The discussion around greenhouse gas emissions is very abstract to most people.

So when politicians — or even the big fossil fuel companies — throw around targets like “net zero by 2050” it can appear that they are taking the climate emergency seriously. But they are not.

The word “net” covers up the fact that such targets are actually about putting more greenhouse gases into the atmosphere — up to 2050 and beyond. This is despite the evidence that the current amount of greenhouse gas in the atmosphere is set to warm the planet by 2º Celsius or more.

It’s much easier to understand the situation if we look at it in terms of a carbon budget: how much carbon dioxide (and other greenhouse gases) can be put into the atmosphere before global warming reaches seriously dangerous levels?

A sobering briefing paper prepared by the National Centre for Climate Restoration (NCCR) in February states that our planetary budget for a safe climate is now zero.

To be safe, the world should be reducing the amount of greenhouse gases in the atmosphere from now and, hence, any targets that assume we can keep pumping more greenhouse gases out up until 2050 are extremely reckless.

The Intergovernmental Panel on Climate Change (IPCC) Fifth Assessment Report, released in 2014, calculated that for a 66% chance of keeping warming to no more than 1.5ºC, the world would need a carbon budget of 400 gigatonne (GT) of carbon dioxide between 2011 and 2100.

But emissions for just 2011–19 (8 years into the budget period) exceeded 400 GT, which leaves a budget of zero to stick to 1.5ºC warming.

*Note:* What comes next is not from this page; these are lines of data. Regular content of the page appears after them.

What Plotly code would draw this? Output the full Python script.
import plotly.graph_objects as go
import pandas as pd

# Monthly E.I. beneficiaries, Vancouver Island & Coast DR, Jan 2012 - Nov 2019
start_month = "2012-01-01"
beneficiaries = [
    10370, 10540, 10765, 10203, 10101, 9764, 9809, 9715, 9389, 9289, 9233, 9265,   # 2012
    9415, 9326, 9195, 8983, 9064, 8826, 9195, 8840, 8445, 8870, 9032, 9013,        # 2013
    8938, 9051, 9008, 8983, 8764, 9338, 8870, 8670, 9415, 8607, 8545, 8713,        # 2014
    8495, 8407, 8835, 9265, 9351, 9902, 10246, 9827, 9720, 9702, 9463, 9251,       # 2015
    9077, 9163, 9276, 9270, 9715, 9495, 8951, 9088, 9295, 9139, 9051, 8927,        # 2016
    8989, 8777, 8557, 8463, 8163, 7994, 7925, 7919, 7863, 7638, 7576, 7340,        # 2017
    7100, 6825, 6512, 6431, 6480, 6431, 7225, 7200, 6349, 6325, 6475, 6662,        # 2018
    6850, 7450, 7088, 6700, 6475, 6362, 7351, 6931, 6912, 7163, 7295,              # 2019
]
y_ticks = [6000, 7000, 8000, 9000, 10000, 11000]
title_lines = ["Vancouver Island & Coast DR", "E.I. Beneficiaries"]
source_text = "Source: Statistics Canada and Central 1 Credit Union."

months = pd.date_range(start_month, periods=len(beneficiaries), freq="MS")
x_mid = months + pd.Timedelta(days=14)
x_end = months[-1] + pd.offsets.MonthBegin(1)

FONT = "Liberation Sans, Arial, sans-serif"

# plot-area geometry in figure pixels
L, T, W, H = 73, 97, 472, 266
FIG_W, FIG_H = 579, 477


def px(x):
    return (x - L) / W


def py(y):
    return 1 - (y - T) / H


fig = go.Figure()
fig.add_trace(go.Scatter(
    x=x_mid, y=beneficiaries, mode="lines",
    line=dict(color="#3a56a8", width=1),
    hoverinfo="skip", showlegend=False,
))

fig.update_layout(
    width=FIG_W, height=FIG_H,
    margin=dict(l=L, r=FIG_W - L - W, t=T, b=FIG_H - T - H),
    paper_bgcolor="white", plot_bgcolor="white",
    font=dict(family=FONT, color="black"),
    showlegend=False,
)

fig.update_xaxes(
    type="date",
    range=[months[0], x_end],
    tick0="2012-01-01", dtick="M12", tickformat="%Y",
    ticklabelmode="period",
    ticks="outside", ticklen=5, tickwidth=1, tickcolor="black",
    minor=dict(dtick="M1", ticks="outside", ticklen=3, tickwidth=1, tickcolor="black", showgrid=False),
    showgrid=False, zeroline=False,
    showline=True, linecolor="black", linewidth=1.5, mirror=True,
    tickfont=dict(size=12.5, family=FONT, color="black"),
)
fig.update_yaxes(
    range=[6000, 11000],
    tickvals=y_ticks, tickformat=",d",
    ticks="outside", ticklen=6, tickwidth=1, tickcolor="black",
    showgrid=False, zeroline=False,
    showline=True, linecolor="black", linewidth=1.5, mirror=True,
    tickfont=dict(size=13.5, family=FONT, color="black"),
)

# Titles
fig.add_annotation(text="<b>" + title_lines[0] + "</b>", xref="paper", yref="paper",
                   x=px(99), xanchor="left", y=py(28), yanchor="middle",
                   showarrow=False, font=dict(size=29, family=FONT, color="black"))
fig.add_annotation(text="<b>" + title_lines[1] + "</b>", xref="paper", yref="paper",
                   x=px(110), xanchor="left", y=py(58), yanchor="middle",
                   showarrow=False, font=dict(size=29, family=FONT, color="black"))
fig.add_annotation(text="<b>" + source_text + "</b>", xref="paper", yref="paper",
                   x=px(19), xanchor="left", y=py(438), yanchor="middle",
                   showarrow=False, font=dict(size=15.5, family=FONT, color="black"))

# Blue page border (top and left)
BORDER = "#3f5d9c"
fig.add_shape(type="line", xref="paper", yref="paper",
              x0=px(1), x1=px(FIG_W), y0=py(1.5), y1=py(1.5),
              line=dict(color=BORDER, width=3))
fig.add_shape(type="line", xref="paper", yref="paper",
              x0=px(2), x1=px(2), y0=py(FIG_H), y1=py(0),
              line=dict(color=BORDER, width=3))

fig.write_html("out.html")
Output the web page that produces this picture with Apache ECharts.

According to the NCCR briefing, the most recent climate models show the Earth reaching 1.5ºC warming over 2025–27, regardless of the emission paths taken from now.

It is possible to take action now that can pull the Earth back from exceeding 1.5ºC warming but not before “overshooting”, that is, going over 1.5ºC warming for several decades before returning to a lower level of warming by 2100.

Australia’s terrifying Black Summer bushfire emergency of 2019–2020 and the extended drought that still blights large parts of the continent were just a taste of worse to come.

Underestimation

So, if our global carbon budget is already overdrawn, how has the IPCC responded?

According to the NCCR, the 2018 IPCC Special Report on Global Warming of 1.5ºC increased the 1.5ºC budget by “underestimating the warming date by, and using an estimate of climate sensitivity — the transient climate response to cumulative carbon emissions (TCRE) — which underestimates warming at system equilibrium”.

This created the illusion of a budget when none existed.

The NCCR briefing paper said that the IPCC underestimates current global warming by 0.3ºC.

“Until now, climate models used or projecting future warming and calculating carbon budgets in IPCC reports estimate a warming sensitivity of ~3°C (for doubled CO2), which excludes factors such as ‘slow’ feedbacks (carbon stores, such as permafrost) and albedo changes (reflectivity).”

Carbon-cycle feedbacks could result in up to 25% more warming than in the main IPCC projections, the briefing paper said.

“When the full risks are included, warming may be as high as 5–6°C for a doubling of CO2 for a range of climate states between glacial conditions and ice-free Antarctica.”

The NCCR briefing also argues that the IPCC carbon budgets assume an “unacceptable risk of failure”.

“IPCC carbon budgets are often associated with a 50% or 66% chance of staying below the target, that is, a one-in-two, or one-in-three, chance of failure … We would never accept those risks of failures in our own lives. Why accept them for impacts which may destroy civilisation as we know it?”

If a prudent risk-management approach is taken, the briefing argued, we should accept that there is no global carbon budget left to meet a 2ºC target. If attention is given to the high-damage, high-end possibilities rather than middle-of-the-road probabilities, this is the unavoidable conclusion.

What needs to happen?

Where are we at now and what needs to be done?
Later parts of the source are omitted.